Sunday, June 6, 2010

Grilled Veggie Sandwiches

I love grilling vegetables. Here is an adaptation of a veggie-tarian burger that we love!

2 portobello mushroom caps
1 small zucchini
1 small yellow squash
4 leafs spinach
4 sprigs arugula
1/2 avacado
2 T mayonaise
Tomato slices
2 whole wheat kaiser rolls
olive oil
italian seasoning
(mozz. cheese optional)

Directions:
1. Pre-heat grill.
2. Cut zucchini and squash in half through the skinny side. Create 1/4 inch slices out of the two halves.
3. Lightly spray/brush olive oil on mushrooms and zucchini/squash. Dust with italian seasoning.
4. Grill mushrooms and zucchini/squash for a few minutes per side until grill lines form on them and mushrooms get soft. Toast rolls.
5. Chop avocado and mix with mayo. Spread on bottom and top of each roll.
6. Layer spinach and arugula next, followed by veggies.

Grilled Radishes. RADISHES?

We recently had the awesome opportunity to join a farm co-op through our friend Michelle's job at the Center For Discovery.

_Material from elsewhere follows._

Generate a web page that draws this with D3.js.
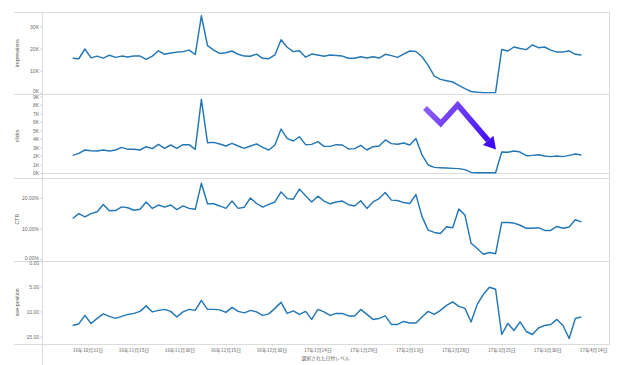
<!DOCTYPE html>
<html>
<head>
<meta charset="utf-8">
<script src="https://cdn.jsdelivr.net/npm/d3@7"></script>
<style>
  body { margin: 0; background: #fff; }
  .chart svg { display: block; }
  .tick-label { font-family: 'Liberation Sans', Arial, sans-serif; font-size: 5px; fill: #6a6a6a; }
  .date-label { font-family: 'Noto Sans CJK JP', sans-serif; font-size: 4.8px; fill: #5a5a5a; }
  .axis-title { font-family: 'Liberation Sans', Arial, sans-serif; font-size: 5.2px; fill: #555; }
  .rule { stroke: #dcdcdc; stroke-width: 1; shape-rendering: crispEdges; }
  .series { fill: none; stroke: #2477b6; stroke-width: 1.45; stroke-linejoin: round; }
</style>
</head>
<body>
<div class="chart"></div>
<script>
// one point every 2 days starting here
const firstDay = '2016-10-26';
const stepDays = 2;

// impressions (thousands)
const impressions = [15.8, 15.6, 20.0, 16.0, 16.8, 15.9, 17.2, 16.2, 16.8, 16.4,
  16.9, 16.8, 15.3, 16.8, 19.2, 17.6, 18.2, 18.6, 18.8, 19.5,
  17.5, 35.0, 21.5, 19.5, 18.0, 18.3, 19.1, 17.6, 16.8, 16.7,
  17.7, 15.8, 15.6, 17.3, 24.2, 20.8, 18.8, 19.2, 16.3, 17.7,
  17.3, 16.7, 17.3, 17.1, 16.8, 15.8, 15.8, 16.5, 15.9, 16.5,
  15.9, 17.6, 17.0, 16.2, 17.7, 19.1, 18.9, 16.5, 12.6, 7.8,
  6.3, 5.7, 5.1, 3.6, 2.1, 0.8, 0.45, 0.3, 0.3, 0.4,
  19.8, 19.1, 20.9, 20.2, 19.7, 21.8, 20.6, 20.9, 19.5, 18.6,
  18.6, 19.2, 17.6, 17.3];

// clicks (thousands)
const clicks = [2.11, 2.35, 2.74, 2.66, 2.62, 2.74, 2.62, 2.74, 3.05, 2.82,
  2.82, 2.74, 3.13, 2.90, 3.41, 2.94, 3.33, 2.94, 3.37, 3.37,
  2.82, 8.7, 3.6, 3.64, 3.45, 3.21, 3.53, 3.21, 2.94, 3.21,
  3.45, 3.05, 2.74, 3.33, 5.2, 4.1, 3.8, 4.3, 3.37, 3.4,
  3.72, 3.17, 3.17, 3.37, 3.33, 2.86, 2.90, 3.29, 2.74, 3.13,
  3.21, 3.92, 3.49, 3.41, 3.56, 3.33, 4.1, 2.15, 0.98, 0.7,
  0.66, 0.62, 0.58, 0.55, 0.43, 0.11, 0.07, 0.07, 0.07, 0.07,
  2.5, 2.47, 2.62, 2.5, 2.07, 2.11, 2.19, 2.04, 1.96, 2.04,
  1.96, 2.11, 2.27, 2.15];

// CTR (percent)
const ctr = [13.4, 15.0, 13.95, 15.0, 15.6, 18.0, 15.9, 16.0, 17.2, 16.9,
  16.1, 16.4, 18.8, 16.7, 17.8, 17.1, 17.8, 16.3, 17.5, 16.7,
  16.4, 24.9, 18.2, 18.2, 17.5, 16.7, 19.1, 16.7, 17.1, 20.1,
  18.3, 17.1, 18.0, 18.8, 22.1, 19.9, 19.7, 23.0, 20.8, 18.8,
  20.7, 19.1, 18.2, 18.8, 19.1, 17.9, 17.5, 19.2, 16.7, 18.8,
  19.9, 21.9, 19.4, 19.3, 18.6, 18.3, 21.2, 14.0, 9.6, 8.85,
  8.5, 10.7, 10.4, 16.5, 14.5, 5.3, 3.6, 1.7, 2.3, 1.9,
  12.1, 12.1, 11.9, 11.2, 10.2, 10.2, 10.4, 9.5, 9.5, 10.8,
  10.2, 10.6, 13.0, 12.3];

// average position (lower is better, axis reversed)
const avePosition = [12.7, 12.4, 10.7, 12.3, 11.3, 10.4, 10.9, 11.3, 10.9, 10.5,
  10.3, 9.9, 8.8, 10.0, 9.7, 9.5, 9.9, 11.0, 10.0, 9.5,
  9.7, 7.7, 9.5, 9.5, 9.6, 10.1, 9.1, 9.9, 10.2, 9.7,
  10.0, 10.7, 10.4, 9.3, 8.1, 10.3, 9.8, 10.5, 9.9, 11.5,
  9.5, 10.0, 10.7, 10.3, 10.3, 10.8, 10.8, 9.5, 10.5, 11.5,
  11.3, 10.8, 12.5, 12.5, 11.9, 12.2, 12.2, 11.0, 9.9, 10.5,
  9.7, 8.7, 8.0, 8.9, 9.3, 12.0, 8.5, 6.5, 5.1, 5.5,
  14.5, 12.3, 13.7, 12.0, 13.9, 14.5, 13.2, 12.7, 12.5, 11.5,
  12.7, 15.3, 11.3, 11.0];

// axis ticks
const dateTicks = ['2016-10-31', '2016-11-15', '2016-11-30', '2016-12-15', '2016-12-30',
  '2017-01-14', '2017-01-29', '2017-02-13', '2017-02-28', '2017-03-15', '2017-03-30', '2017-04-14'];
const impressionTicks = [0, 10, 20, 30];
const clickTicks = [0, 1, 2, 3, 4, 5, 6, 7, 8, 9];
const ctrTicks = [0, 10, 20];
const positionTicks = [0, 5, 10, 15];
const xTitle = '選択された日付レベル';

const width = 623;
const height = 365;
const left = 42;
const right = 609;
const ruleLeft = 14;
const plotBottom = 344;

const parse = d3.timeParse('%Y-%m-%d');
const start = parse(firstDay);
const dates = impressions.map((_, i) => d3.timeDay.offset(start, i * stepDays));

const x = d3.scaleTime()
  .domain([parse('2016-10-16'), parse('2017-04-19')])
  .range([left, right]);

// panel layout (top/bottom in px), y range maps domain ends
const panels = [
  { title: 'impressions', values: impressions, top: 12, bottom: 94,
    domain: [0, 36.7], range: [93.3, 12], ticks: impressionTicks, fmt: (v) => `${v}K` },
  { title: 'clicks', values: clicks, top: 94, bottom: 177.7, zeroLine: true,
    domain: [0, 9], range: [173.3, 96.8], ticks: clickTicks, fmt: (v) => `${v}K` },
  { title: 'CTR', values: ctr, top: 177.7, bottom: 260.5,
    domain: [0, 20], range: [259.5, 198.3], ticks: ctrTicks, fmt: (v) => `${v.toFixed(2)}%` },
  { title: 'ave-position', values: avePosition, top: 260.5, bottom: plotBottom,
    domain: [0, 15], range: [261.7, 337], ticks: positionTicks, fmt: (v) => v.toFixed(2) }
];

const svg = d3.select('.chart')
  .append('svg')
  .attr('width', width)
  .attr('height', height);

// frame: horizontal rules between panels, left axis line, right border
const ruleYs = [12].concat(panels.map((p) => p.bottom));
svg.selectAll('line.hrule')
  .data(ruleYs)
  .enter().append('line')
  .attr('class', 'rule hrule')
  .attr('x1', ruleLeft)
  .attr('x2', right)
  .attr('y1', (d) => Math.round(d) + 0.5)
  .attr('y2', (d) => Math.round(d) + 0.5);

svg.append('line')
  .attr('class', 'rule')
  .attr('x1', left + 0.5).attr('x2', left + 0.5)
  .attr('y1', 12).attr('y2', height);

svg.append('line')
  .attr('class', 'rule')
  .attr('x1', right + 0.5).attr('x2', right + 0.5)
  .attr('y1', 12).attr('y2', plotBottom + 1);

panels.forEach((p) => {
  const y = d3.scaleLinear().domain(p.domain).range(p.range);
  const g = svg.append('g');

  if (p.zeroLine) {
    g.append('line')
      .attr('class', 'rule')
      .attr('x1', left).attr('x2', right)
      .attr('y1', Math.round(y(0)) + 0.5)
      .attr('y2', Math.round(y(0)) + 0.5);
  }

  // y ticks, edge labels nudged inside the panel
  const clampY = (v) => Math.max(p.top + 3, Math.min(p.bottom - 2.5, v));
  const tick = g.selectAll('g.ytick')
    .data(p.ticks)
    .enter().append('g')
    .attr('class', 'ytick');

  tick.append('line')
    .attr('x1', left - 2).attr('x2', left)
    .attr('y1', (d) => y(d)).attr('y2', (d) => y(d))
    .attr('stroke', '#bbb')
    .attr('stroke-width', 0.6);

  tick.append('text')
    .attr('class', 'tick-label')
    .attr('x', left - 3)
    .attr('y', (d) => clampY(y(d)))
    .attr('dy', '0.35em')
    .attr('text-anchor', 'end')
    .text(p.fmt);

  // panel title
  g.append('text')
    .attr('class', 'axis-title')
    .attr('transform', `translate(19,${(p.top + p.bottom) / 2}) rotate(-90)`)
    .attr('text-anchor', 'middle')
    .text(p.title);

  // the series line
  const line = d3.line()
    .x((d, i) => x(dates[i]))
    .y((d) => y(d));

  g.append('path')
    .datum(p.values)
    .attr('class', 'series')
    .attr('d', line);
});

// bottom date axis
const xAxis = svg.append('g');
xAxis.selectAll('text')
  .data(dateTicks.map(parse))
  .enter().append('text')
  .attr('class', 'date-label')
  .attr('x', (d) => x(d))
  .attr('y', 350)
  .attr('dy', '0.35em')
  .attr('text-anchor', 'middle')
  .text(d3.timeFormat('%y年%-m月%-d日'));

xAxis.selectAll('line')
  .data(dateTicks.map(parse))
  .enter().append('line')
  .attr('x1', (d) => Math.round(x(d)) + 0.5)
  .attr('x2', (d) => Math.round(x(d)) + 0.5)
  .attr('y1', plotBottom)
  .attr('y2', plotBottom + 2)
  .attr('stroke', '#ccc')
  .attr('stroke-width', 0.6);

svg.append('text')
  .attr('class', 'date-label')
  .attr('x', (left + right) / 2)
  .attr('y', 358.5)
  .attr('dy', '0.35em')
  .attr('text-anchor', 'middle')
  .text(xTitle);

// annotation arrow (zig-zag, purple to blue)
const defs = svg.append('defs');
const grad = defs.append('linearGradient')
  .attr('id', 'arrowGrad')
  .attr('gradientUnits', 'userSpaceOnUse')
  .attr('x1', 422).attr('y1', 105)
  .attr('x2', 497).attr('y2', 150);
grad.append('stop').attr('offset', '0%').attr('stop-color', '#9163f2');
grad.append('stop').attr('offset', '100%').attr('stop-color', '#3800ff');

const tip = [496, 149.5];
const from = [457.7, 105];
const len = Math.hypot(tip[0] - from[0], tip[1] - from[1]);
const ux = (tip[0] - from[0]) / len;
const uy = (tip[1] - from[1]) / len;
const base = [tip[0] - ux * 12, tip[1] - uy * 12];
const half = 7;

svg.append('path')
  .attr('d', `M425,108 L440.7,123.5 L${from[0]},${from[1]} L${base[0]},${base[1]}`)
  .attr('fill', 'none')
  .attr('stroke', 'url(#arrowGrad)')
  .attr('stroke-width', 5.5)
  .attr('stroke-linejoin', 'miter');

svg.append('path')
  .attr('d', `M${tip[0]},${tip[1]} L${base[0] - uy * half},${base[1] + ux * half} L${base[0] + uy * half},${base[1] - ux * half} Z`)
  .attr('fill', 'url(#arrowGrad)');
</script>
</body>
</html>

The Center is a mostly residential school for highly special needs students. They have a working organic farm that people are allowed to pay into to receive produce and we decided to split it with Michelle and Mike this year. This will lead us into having some very strange new things to eat - exciting!

Tonight we needed to figure out what to do with the radishes we got. Nikki and I don't really like radishes cold in salad or stand-alone. I found this website for a great grilled radish recipe. Check out the link above: I made some of my alterations listed here below...

* 20 ounces radishes, sliced
* 2 cloves garlic, minced
* 2 tablespoons butter, cut into small pieces
* 1 cube ice
* salt and pepper to taste, dash paprika, dash onion powder
* 1 whole shallot, sliced thin.

Directions

1. Preheat the grill for high heat.
2. Place everything on a double layer of aluminum foil large enough to wrap contents. Season with salt and pepper. Tightly seal foil around contents.
3. Place foil packet on the grill, and cook 20 minutes, or until radishes are tender.

They taste kind of like cooked cabbage, but much sweeter. Spice/season to taste!